━━━ Entries shown

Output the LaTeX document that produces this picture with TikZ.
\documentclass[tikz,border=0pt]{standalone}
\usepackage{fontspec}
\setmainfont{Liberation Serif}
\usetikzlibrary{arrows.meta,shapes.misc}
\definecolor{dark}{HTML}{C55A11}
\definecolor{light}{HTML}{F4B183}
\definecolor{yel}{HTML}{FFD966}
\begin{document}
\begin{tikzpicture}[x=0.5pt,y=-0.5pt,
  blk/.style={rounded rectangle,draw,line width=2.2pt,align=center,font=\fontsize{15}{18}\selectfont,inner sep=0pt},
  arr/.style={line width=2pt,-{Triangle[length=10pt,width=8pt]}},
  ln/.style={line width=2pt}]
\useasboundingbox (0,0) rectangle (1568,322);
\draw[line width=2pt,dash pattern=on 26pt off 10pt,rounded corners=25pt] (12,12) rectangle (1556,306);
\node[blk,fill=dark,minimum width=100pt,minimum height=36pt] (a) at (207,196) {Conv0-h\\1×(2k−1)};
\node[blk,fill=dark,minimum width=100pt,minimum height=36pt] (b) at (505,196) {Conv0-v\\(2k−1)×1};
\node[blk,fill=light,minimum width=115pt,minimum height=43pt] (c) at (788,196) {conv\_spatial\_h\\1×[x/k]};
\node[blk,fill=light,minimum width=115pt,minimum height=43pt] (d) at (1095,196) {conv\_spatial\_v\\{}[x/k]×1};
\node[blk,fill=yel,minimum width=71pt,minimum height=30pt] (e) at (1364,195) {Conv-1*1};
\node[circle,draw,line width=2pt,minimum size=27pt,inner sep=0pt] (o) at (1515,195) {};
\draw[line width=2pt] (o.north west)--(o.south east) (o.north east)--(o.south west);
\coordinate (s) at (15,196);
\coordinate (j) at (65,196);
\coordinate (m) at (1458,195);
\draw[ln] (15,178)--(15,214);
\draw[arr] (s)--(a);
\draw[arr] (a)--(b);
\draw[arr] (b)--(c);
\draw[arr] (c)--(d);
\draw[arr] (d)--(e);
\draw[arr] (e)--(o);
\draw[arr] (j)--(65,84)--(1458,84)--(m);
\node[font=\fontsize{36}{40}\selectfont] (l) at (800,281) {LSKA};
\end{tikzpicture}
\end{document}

━━━━━━
━━━ Entries shown

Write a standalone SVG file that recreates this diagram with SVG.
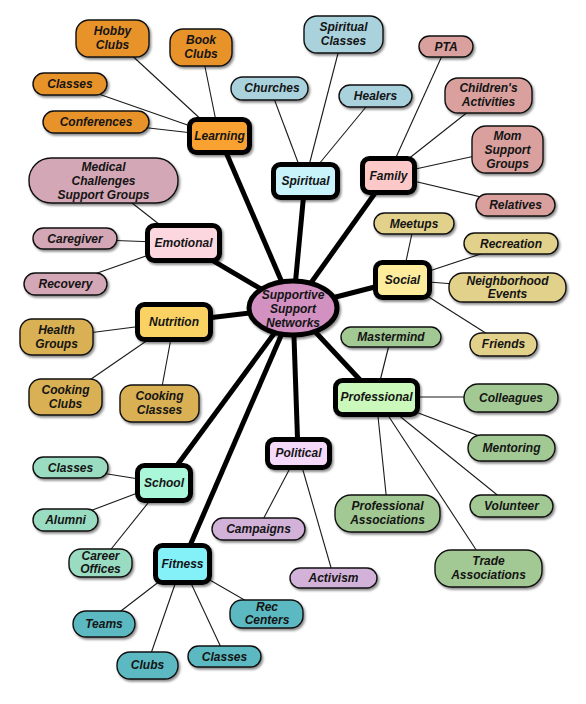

━━━━━━
━━━ Entries shown

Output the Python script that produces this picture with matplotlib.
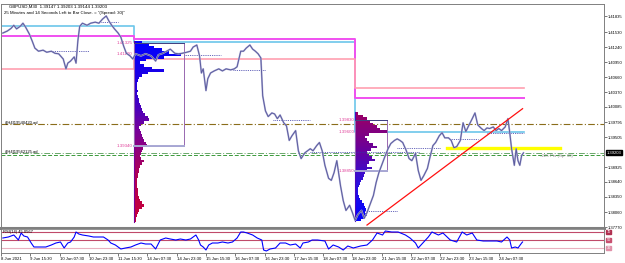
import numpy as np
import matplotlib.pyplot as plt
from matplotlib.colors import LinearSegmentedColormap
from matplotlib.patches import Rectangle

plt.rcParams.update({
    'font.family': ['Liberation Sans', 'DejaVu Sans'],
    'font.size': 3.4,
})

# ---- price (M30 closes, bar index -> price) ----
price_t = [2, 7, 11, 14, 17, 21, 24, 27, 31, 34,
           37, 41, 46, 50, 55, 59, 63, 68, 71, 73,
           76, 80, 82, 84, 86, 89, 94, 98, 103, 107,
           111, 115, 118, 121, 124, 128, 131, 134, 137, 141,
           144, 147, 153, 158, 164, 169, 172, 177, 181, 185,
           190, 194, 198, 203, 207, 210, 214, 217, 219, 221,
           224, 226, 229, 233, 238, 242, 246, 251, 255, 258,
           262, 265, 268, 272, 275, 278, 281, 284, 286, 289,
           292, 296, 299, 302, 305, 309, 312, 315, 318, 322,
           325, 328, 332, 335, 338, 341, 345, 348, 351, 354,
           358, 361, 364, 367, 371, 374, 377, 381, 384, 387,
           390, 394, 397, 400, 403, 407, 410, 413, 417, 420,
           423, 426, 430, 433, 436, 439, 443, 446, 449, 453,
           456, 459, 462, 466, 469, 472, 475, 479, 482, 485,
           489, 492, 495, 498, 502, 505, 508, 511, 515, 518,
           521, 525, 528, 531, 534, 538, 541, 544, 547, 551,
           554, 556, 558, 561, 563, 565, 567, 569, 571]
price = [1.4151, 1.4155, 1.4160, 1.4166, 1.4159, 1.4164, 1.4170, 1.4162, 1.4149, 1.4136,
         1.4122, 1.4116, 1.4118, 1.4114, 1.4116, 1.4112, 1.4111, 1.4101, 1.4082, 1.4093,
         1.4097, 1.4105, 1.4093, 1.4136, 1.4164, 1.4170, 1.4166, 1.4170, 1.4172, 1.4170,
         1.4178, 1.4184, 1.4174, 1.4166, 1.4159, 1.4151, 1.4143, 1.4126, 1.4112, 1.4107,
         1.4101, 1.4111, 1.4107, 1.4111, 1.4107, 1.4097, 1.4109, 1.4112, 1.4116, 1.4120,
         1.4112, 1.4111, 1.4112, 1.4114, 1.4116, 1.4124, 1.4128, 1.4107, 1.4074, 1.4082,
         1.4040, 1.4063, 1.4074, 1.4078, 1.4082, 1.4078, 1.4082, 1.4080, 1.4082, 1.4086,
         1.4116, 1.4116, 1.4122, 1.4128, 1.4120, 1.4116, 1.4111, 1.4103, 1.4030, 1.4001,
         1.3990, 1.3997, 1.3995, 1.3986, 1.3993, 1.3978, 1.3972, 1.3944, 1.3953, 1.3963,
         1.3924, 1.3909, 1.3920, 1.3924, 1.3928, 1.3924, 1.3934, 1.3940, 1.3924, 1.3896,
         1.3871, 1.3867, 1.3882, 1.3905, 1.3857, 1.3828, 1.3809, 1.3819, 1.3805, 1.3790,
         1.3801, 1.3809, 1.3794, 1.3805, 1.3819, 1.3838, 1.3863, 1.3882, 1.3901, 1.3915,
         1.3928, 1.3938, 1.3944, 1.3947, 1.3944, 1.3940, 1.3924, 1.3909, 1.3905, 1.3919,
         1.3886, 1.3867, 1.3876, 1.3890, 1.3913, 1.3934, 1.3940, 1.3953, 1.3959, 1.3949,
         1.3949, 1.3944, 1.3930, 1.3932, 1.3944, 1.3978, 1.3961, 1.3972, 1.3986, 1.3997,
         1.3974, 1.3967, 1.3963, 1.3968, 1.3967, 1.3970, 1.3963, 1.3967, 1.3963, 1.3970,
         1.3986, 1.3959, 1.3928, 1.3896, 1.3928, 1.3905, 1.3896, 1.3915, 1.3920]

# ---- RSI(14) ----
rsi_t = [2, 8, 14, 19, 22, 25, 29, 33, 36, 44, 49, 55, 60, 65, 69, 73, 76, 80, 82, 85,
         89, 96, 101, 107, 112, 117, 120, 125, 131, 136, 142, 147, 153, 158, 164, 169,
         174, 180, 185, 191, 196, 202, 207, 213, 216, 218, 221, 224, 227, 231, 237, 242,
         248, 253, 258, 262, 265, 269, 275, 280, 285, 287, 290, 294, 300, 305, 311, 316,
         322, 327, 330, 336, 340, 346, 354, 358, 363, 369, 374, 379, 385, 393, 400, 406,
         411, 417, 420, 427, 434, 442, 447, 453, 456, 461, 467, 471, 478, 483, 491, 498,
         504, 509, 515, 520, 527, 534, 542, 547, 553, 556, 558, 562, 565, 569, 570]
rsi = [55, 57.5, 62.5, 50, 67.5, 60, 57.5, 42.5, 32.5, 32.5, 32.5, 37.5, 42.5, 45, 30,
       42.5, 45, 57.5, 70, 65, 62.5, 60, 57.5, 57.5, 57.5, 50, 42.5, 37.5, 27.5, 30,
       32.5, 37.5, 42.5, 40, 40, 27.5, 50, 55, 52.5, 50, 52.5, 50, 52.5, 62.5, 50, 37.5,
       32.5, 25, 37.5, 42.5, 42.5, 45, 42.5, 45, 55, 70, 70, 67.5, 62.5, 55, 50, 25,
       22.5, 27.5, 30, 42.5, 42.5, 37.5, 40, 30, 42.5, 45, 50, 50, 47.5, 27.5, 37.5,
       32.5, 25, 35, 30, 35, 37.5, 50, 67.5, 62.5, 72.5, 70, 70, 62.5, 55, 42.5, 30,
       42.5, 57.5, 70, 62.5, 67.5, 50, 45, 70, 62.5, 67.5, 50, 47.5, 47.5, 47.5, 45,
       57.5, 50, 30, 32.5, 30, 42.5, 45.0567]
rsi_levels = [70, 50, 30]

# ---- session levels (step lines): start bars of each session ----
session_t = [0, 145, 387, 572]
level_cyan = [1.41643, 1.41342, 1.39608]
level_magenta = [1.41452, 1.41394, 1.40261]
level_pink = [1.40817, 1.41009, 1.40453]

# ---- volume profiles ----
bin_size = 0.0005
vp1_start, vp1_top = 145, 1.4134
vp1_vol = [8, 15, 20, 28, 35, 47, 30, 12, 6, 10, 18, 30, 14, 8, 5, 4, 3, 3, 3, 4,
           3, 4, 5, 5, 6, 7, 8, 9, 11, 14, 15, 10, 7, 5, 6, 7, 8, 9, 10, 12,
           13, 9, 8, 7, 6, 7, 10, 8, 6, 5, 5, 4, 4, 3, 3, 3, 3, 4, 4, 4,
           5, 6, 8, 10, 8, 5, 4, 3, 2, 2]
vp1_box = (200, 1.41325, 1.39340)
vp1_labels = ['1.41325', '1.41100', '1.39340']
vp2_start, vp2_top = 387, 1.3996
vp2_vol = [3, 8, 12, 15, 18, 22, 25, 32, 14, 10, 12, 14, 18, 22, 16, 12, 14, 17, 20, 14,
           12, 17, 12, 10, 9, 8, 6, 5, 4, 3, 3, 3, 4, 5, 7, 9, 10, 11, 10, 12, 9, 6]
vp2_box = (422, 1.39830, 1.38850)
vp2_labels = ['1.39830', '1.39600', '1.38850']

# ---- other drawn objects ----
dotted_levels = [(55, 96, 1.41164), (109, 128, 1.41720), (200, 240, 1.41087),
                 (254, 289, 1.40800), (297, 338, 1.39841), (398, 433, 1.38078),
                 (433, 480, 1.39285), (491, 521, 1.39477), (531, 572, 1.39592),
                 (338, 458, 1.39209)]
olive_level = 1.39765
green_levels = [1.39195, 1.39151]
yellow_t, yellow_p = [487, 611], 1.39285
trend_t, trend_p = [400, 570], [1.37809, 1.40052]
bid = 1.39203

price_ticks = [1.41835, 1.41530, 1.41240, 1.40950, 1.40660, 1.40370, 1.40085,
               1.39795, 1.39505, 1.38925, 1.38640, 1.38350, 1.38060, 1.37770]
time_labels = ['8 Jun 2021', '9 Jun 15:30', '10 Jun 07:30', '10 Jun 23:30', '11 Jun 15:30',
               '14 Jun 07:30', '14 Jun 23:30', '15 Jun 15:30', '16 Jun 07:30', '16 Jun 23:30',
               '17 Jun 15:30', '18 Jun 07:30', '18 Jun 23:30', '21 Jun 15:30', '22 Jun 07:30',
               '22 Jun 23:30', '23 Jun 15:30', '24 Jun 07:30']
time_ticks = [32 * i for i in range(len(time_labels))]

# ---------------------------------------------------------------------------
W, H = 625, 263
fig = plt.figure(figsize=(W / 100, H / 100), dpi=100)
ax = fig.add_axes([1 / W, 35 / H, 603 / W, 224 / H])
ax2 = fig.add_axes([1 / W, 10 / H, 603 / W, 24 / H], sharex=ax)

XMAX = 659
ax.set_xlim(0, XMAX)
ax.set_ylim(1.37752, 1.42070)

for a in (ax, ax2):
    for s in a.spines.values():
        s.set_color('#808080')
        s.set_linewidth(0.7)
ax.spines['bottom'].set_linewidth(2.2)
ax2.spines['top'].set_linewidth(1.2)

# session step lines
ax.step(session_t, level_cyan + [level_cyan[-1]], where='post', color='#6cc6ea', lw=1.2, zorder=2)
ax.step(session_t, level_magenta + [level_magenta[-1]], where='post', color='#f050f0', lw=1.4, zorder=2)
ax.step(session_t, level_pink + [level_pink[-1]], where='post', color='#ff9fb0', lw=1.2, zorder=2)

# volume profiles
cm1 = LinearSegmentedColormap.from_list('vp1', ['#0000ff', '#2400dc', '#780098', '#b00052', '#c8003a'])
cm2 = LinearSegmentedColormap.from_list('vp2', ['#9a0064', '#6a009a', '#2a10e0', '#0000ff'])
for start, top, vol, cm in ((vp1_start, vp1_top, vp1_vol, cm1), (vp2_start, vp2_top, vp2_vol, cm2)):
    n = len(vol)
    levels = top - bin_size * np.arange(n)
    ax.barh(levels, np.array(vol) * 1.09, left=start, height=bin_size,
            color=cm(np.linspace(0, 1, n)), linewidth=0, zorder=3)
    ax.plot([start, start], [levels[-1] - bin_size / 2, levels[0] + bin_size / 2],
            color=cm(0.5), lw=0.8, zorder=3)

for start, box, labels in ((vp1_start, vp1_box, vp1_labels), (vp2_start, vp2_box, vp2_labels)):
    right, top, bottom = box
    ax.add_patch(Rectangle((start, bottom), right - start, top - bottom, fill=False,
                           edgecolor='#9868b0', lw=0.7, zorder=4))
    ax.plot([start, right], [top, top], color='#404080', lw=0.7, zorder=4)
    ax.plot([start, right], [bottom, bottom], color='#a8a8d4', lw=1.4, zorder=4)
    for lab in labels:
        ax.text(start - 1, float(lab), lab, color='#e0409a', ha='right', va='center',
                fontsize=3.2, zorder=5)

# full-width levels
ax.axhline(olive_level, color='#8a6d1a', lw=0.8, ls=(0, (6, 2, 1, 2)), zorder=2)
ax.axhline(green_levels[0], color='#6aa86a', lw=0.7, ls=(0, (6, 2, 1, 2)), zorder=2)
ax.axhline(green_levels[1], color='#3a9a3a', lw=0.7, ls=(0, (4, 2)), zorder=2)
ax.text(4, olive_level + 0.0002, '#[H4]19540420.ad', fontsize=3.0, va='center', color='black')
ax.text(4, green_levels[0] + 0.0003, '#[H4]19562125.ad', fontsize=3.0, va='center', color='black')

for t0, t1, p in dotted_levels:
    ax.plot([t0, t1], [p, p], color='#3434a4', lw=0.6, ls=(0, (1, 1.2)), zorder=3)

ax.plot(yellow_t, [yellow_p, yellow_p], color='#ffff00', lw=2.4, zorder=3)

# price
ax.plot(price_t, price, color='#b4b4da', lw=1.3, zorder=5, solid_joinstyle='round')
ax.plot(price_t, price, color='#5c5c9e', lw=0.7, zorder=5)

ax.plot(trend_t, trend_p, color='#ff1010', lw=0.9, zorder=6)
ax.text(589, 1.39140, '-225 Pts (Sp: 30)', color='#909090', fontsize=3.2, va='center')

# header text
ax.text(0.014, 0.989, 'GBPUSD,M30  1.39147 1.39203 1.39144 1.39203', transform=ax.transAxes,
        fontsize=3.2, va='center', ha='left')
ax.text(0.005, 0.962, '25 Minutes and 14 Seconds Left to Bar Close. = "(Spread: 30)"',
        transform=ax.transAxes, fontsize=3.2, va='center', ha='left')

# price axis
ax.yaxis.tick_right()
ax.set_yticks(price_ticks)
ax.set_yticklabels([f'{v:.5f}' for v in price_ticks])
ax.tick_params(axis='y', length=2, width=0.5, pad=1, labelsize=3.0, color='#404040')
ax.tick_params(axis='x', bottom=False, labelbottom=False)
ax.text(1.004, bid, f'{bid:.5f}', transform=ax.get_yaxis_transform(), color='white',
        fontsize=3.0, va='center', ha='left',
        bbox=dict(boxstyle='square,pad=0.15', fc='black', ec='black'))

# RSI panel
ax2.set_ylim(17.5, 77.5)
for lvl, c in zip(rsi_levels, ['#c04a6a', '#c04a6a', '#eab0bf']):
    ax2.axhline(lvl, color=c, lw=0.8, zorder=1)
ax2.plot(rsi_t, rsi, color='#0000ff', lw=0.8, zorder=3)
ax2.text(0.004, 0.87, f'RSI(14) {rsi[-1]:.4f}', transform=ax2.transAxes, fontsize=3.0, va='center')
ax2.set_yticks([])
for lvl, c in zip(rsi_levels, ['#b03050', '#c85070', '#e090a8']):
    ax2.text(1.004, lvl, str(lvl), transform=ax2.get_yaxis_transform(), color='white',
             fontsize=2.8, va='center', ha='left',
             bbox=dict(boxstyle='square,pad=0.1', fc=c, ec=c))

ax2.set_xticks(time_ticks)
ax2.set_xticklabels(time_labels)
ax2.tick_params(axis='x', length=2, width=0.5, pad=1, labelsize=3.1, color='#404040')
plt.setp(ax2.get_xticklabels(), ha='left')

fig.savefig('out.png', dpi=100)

━━━━━━

## Given exercise
Working from the entries above, return all lines that contain "matplotlib".

## Reply
Output the Python script that produces this picture with matplotlib.
import matplotlib.pyplot as plt
from matplotlib.colors import LinearSegmentedColormap
from matplotlib.patches import Rectangle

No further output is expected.